EXERCISE GOAL ▸ Write the data below out exactly as it stands. Do not include the pictures.
START DATA SECTION
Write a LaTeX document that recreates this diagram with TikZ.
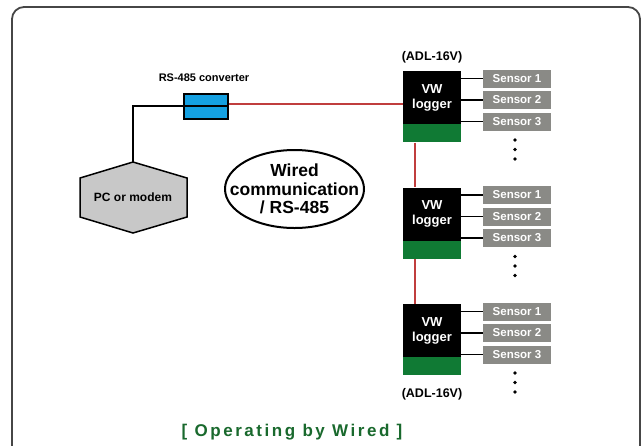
\documentclass[tikz,border=0pt]{standalone}
\usepackage{fontspec}
\setmainfont{Liberation Sans}
\newfontfamily\titlefont[LetterSpace=15]{Liberation Sans}
\usetikzlibrary{positioning, calc, shapes.geometric}
\definecolor{convblue}{RGB}{20,160,225}
\definecolor{loggergreen}{RGB}{16,122,52}
\definecolor{sensorgray}{RGB}{138,138,134}
\definecolor{wirered}{RGB}{192,62,62}
\definecolor{pcgray}{RGB}{200,200,200}
\definecolor{framegray}{RGB}{70,70,70}
\definecolor{titlegreen}{RGB}{25,105,45}

\begin{document}
\begin{tikzpicture}[x=1pt, y=-1pt,
    logger/.style={rectangle, fill=black, text=white, minimum width=58pt, minimum height=53pt, inner sep=0pt, align=center, font=\bfseries\fontsize{13}{15}\selectfont},
    loggerbase/.style={rectangle, fill=loggergreen, minimum width=58pt, minimum height=18pt, inner sep=0pt},
    sensor/.style={rectangle, fill=sensorgray, text=white, minimum width=68pt, minimum height=18pt, inner sep=0pt, font=\bfseries\fontsize{11.5}{12}\selectfont},
    tag/.style={font=\bfseries\fontsize{12.5}{14}\selectfont},
    redwire/.style={draw=wirered, line width=1.3pt},
    blackwire/.style={draw=black, line width=1.2pt}]
\useasboundingbox (0,0) rectangle (644,445);
% frame
\draw[line width=1.8pt, framegray, rounded corners=12pt] (12,460) -- (12,7) -- (640,7) -- (640,460);

% loggers with their sensors
\foreach \i/\t in {1/71,2/187.5,3/304}{
  \node[logger] (lg\i) at (432,\t+26.5) {VW\\logger};
  \node[loggerbase, below=0pt of lg\i] (lgb\i) {};
  \foreach \j/\d in {1/7.5,2/29,3/50.5}{
    \node[sensor] (s\i\j) at (517,\t+\d) {Sensor \j};
    \draw[blackwire] (lg\i.east |- s\i\j) -- (s\i\j.west);
  }
  \foreach \d in {69,78.5,88} \fill (515,\t+\d) circle (1.8pt);
}
\node[tag] (adltop) at (432,57) {(ADL-16V)};
\node[tag] (adlbot) at (432,394) {(ADL-16V)};
\draw[redwire] ([xshift=-17pt]lgb1.south) -- ([xshift=-17pt]lg2.north);
\draw[redwire] ([xshift=-17pt]lgb2.south) -- ([xshift=-17pt]lg3.north);

% converter and pc
\node[font=\bfseries\fontsize{11}{13}\selectfont] (convlabel) at (204,78) {RS-485 converter};
\node[draw, line width=2pt, fill=convblue, minimum width=44pt, minimum height=25pt, inner sep=0pt] (conv) at (206,106) {};
\draw[line width=2pt] (conv.west) -- (conv.east);
\draw[line width=1.5pt, fill=pcgray] (133,162) -- (187,178) -- (187,217) -- (133,233) -- (80,217) -- (80,178) -- cycle;
\node[font=\bfseries\fontsize{12}{14}\selectfont] (pc) at (133,197) {PC or modem};
\coordinate (pctop) at (133,162);
\draw[blackwire] (conv.west) -| (pctop);
\draw[redwire] ([yshift=2pt]conv.east) -- ([yshift=2pt]conv.east -| lg1.west);

% label in the middle
\node[ellipse, draw, line width=2pt, minimum width=139pt, minimum height=78pt] (wired) at (294.5,189) {};
\node[align=center, font=\bfseries\fontsize{17.5}{18.5}\selectfont] (wiredtext) at (wired.center) {Wired\\communication\\/ RS-485};

\node[text=titlegreen, font=\titlefont\bfseries\fontsize{17}{20}\selectfont] (title) at (292,432) {[ Operating by Wired ]};
\end{tikzpicture}
\end{document}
END DATA SECTION
FULL ANSWER ▸
Write a LaTeX document that recreates this diagram with TikZ.
\documentclass[tikz,border=0pt]{standalone}
\usepackage{fontspec}
\setmainfont{Liberation Sans}
\newfontfamily\titlefont[LetterSpace=15]{Liberation Sans}
\usetikzlibrary{positioning, calc, shapes.geometric}
\definecolor{convblue}{RGB}{20,160,225}
\definecolor{loggergreen}{RGB}{16,122,52}
\definecolor{sensorgray}{RGB}{138,138,134}
\definecolor{wirered}{RGB}{192,62,62}
\definecolor{pcgray}{RGB}{200,200,200}
\definecolor{framegray}{RGB}{70,70,70}
\definecolor{titlegreen}{RGB}{25,105,45}

\begin{document}
\begin{tikzpicture}[x=1pt, y=-1pt,
    logger/.style={rectangle, fill=black, text=white, minimum width=58pt, minimum height=53pt, inner sep=0pt, align=center, font=\bfseries\fontsize{13}{15}\selectfont},
    loggerbase/.style={rectangle, fill=loggergreen, minimum width=58pt, minimum height=18pt, inner sep=0pt},
    sensor/.style={rectangle, fill=sensorgray, text=white, minimum width=68pt, minimum height=18pt, inner sep=0pt, font=\bfseries\fontsize{11.5}{12}\selectfont},
    tag/.style={font=\bfseries\fontsize{12.5}{14}\selectfont},
    redwire/.style={draw=wirered, line width=1.3pt},
    blackwire/.style={draw=black, line width=1.2pt}]
\useasboundingbox (0,0) rectangle (644,445);
% frame
\draw[line width=1.8pt, framegray, rounded corners=12pt] (12,460) -- (12,7) -- (640,7) -- (640,460);

% loggers with their sensors
\foreach \i/\t in {1/71,2/187.5,3/304}{
  \node[logger] (lg\i) at (432,\t+26.5) {VW\\logger};
  \node[loggerbase, below=0pt of lg\i] (lgb\i) {};
  \foreach \j/\d in {1/7.5,2/29,3/50.5}{
    \node[sensor] (s\i\j) at (517,\t+\d) {Sensor \j};
    \draw[blackwire] (lg\i.east |- s\i\j) -- (s\i\j.west);
  }
  \foreach \d in {69,78.5,88} \fill (515,\t+\d) circle (1.8pt);
}
\node[tag] (adltop) at (432,57) {(ADL-16V)};
\node[tag] (adlbot) at (432,394) {(ADL-16V)};
\draw[redwire] ([xshift=-17pt]lgb1.south) -- ([xshift=-17pt]lg2.north);
\draw[redwire] ([xshift=-17pt]lgb2.south) -- ([xshift=-17pt]lg3.north);

% converter and pc
\node[font=\bfseries\fontsize{11}{13}\selectfont] (convlabel) at (204,78) {RS-485 converter};
\node[draw, line width=2pt, fill=convblue, minimum width=44pt, minimum height=25pt, inner sep=0pt] (conv) at (206,106) {};
\draw[line width=2pt] (conv.west) -- (conv.east);
\draw[line width=1.5pt, fill=pcgray] (133,162) -- (187,178) -- (187,217) -- (133,233) -- (80,217) -- (80,178) -- cycle;
\node[font=\bfseries\fontsize{12}{14}\selectfont] (pc) at (133,197) {PC or modem};
\coordinate (pctop) at (133,162);
\draw[blackwire] (conv.west) -| (pctop);
\draw[redwire] ([yshift=2pt]conv.east) -- ([yshift=2pt]conv.east -| lg1.west);

% label in the middle
\node[ellipse, draw, line width=2pt, minimum width=139pt, minimum height=78pt] (wired) at (294.5,189) {};
\node[align=center, font=\bfseries\fontsize{17.5}{18.5}\selectfont] (wiredtext) at (wired.center) {Wired\\communication\\/ RS-485};

\node[text=titlegreen, font=\titlefont\bfseries\fontsize{17}{20}\selectfont] (title) at (292,432) {[ Operating by Wired ]};
\end{tikzpicture}
\end{document}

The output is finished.